• [YOUR GOAL]:
From the listing below, select every line where the word "this" appears.

• [RAW DATA]:
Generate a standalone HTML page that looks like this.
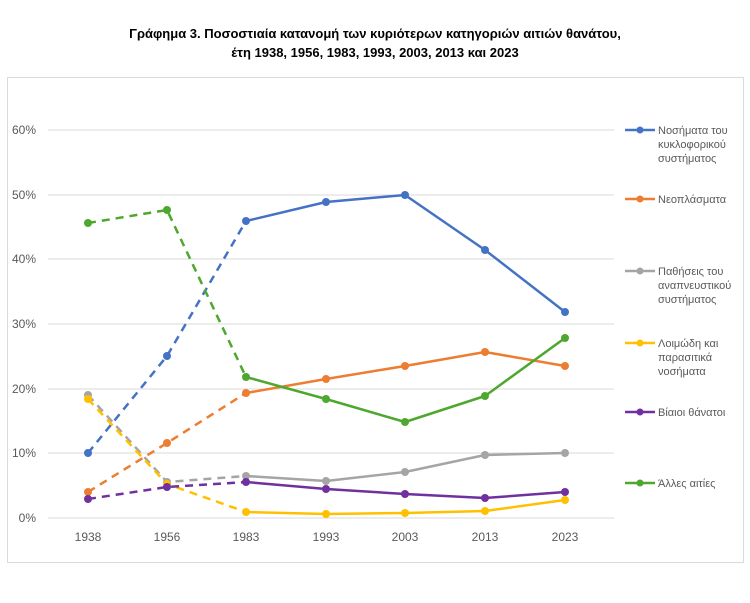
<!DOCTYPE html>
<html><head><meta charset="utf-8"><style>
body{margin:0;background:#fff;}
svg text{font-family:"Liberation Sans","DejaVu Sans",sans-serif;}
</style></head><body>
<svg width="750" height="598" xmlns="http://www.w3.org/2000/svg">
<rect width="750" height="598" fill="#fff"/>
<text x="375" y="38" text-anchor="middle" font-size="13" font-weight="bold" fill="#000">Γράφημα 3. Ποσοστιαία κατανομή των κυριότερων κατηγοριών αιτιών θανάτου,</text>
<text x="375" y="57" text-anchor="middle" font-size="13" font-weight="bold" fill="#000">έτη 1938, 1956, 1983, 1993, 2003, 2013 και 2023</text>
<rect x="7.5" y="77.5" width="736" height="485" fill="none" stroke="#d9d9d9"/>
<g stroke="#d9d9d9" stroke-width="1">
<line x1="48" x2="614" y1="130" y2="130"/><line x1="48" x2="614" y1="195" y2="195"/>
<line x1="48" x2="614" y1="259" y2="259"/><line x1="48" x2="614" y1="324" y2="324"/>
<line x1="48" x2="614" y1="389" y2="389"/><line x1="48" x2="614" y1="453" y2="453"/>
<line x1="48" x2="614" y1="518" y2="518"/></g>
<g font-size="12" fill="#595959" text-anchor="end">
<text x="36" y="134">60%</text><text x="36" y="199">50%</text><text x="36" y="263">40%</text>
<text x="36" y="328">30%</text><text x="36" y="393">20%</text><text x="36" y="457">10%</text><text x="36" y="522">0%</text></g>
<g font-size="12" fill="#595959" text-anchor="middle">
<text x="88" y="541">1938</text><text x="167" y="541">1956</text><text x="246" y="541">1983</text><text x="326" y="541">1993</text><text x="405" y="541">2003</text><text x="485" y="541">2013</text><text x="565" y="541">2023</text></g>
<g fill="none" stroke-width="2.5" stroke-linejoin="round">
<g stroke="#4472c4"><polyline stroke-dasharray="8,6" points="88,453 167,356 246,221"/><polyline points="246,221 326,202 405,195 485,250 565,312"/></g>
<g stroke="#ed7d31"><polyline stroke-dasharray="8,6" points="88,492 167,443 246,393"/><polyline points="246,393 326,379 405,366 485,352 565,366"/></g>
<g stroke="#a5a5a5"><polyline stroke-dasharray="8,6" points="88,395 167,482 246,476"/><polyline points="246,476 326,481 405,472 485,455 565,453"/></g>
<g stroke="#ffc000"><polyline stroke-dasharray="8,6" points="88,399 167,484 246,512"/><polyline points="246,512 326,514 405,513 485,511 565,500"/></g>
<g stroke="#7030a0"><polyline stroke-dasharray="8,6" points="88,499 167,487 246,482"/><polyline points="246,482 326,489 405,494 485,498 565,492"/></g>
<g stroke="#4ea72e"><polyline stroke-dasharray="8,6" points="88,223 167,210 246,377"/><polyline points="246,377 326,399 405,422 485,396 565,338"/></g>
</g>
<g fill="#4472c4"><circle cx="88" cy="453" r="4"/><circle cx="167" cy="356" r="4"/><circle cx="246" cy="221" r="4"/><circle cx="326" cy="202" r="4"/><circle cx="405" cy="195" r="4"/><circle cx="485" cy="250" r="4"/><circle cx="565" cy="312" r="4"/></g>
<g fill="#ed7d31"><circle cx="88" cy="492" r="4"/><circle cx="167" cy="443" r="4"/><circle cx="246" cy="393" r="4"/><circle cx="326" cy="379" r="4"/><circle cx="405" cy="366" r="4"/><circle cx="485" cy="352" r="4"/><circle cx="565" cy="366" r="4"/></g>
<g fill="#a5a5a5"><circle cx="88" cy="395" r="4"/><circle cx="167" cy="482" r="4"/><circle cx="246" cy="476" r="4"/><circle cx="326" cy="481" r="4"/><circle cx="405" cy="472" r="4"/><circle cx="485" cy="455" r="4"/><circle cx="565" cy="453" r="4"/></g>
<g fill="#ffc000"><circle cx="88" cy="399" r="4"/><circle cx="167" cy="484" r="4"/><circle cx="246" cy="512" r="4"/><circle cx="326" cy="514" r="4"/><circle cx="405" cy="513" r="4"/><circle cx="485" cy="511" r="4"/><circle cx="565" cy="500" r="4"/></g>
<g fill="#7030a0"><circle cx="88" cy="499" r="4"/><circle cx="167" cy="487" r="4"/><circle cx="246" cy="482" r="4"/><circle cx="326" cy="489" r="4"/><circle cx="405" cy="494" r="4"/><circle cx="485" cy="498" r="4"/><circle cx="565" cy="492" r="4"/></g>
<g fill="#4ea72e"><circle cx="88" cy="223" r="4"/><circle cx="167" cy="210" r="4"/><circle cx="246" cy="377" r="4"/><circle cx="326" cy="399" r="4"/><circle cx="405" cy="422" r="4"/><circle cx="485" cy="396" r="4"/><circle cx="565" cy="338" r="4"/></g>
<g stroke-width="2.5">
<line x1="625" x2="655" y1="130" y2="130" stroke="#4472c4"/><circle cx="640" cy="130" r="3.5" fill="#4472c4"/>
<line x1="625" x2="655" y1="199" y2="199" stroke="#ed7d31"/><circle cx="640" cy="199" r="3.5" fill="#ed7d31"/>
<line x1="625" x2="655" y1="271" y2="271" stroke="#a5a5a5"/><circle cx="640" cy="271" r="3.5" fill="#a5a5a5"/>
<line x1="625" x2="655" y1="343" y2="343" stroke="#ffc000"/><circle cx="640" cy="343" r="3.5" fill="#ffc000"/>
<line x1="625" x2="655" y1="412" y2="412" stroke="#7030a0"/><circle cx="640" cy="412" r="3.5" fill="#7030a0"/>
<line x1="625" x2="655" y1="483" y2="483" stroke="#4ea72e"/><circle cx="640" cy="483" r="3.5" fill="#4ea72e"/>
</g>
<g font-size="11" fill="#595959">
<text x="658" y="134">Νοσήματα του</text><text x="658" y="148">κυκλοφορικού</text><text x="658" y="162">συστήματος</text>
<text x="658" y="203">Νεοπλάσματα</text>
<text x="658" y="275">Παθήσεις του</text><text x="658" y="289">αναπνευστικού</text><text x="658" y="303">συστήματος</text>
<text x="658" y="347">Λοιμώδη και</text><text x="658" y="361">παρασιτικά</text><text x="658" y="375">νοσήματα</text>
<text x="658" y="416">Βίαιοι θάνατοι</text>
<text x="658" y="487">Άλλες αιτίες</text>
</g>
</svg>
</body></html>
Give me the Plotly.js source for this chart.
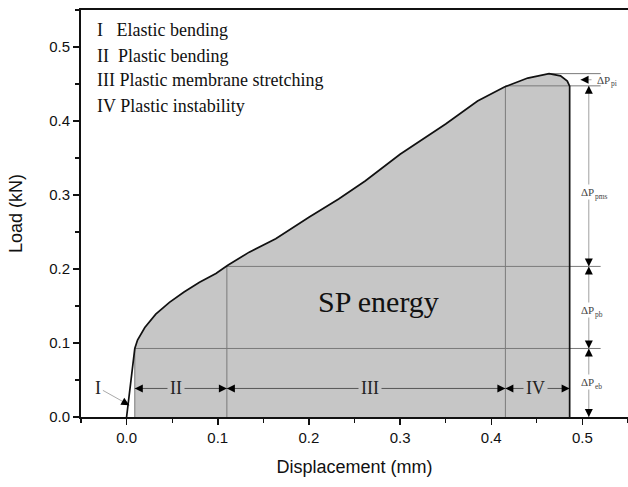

• [FINAL RESULT]:
Generate a standalone HTML page that looks like this.
Give me the Plotly.js source for this chart.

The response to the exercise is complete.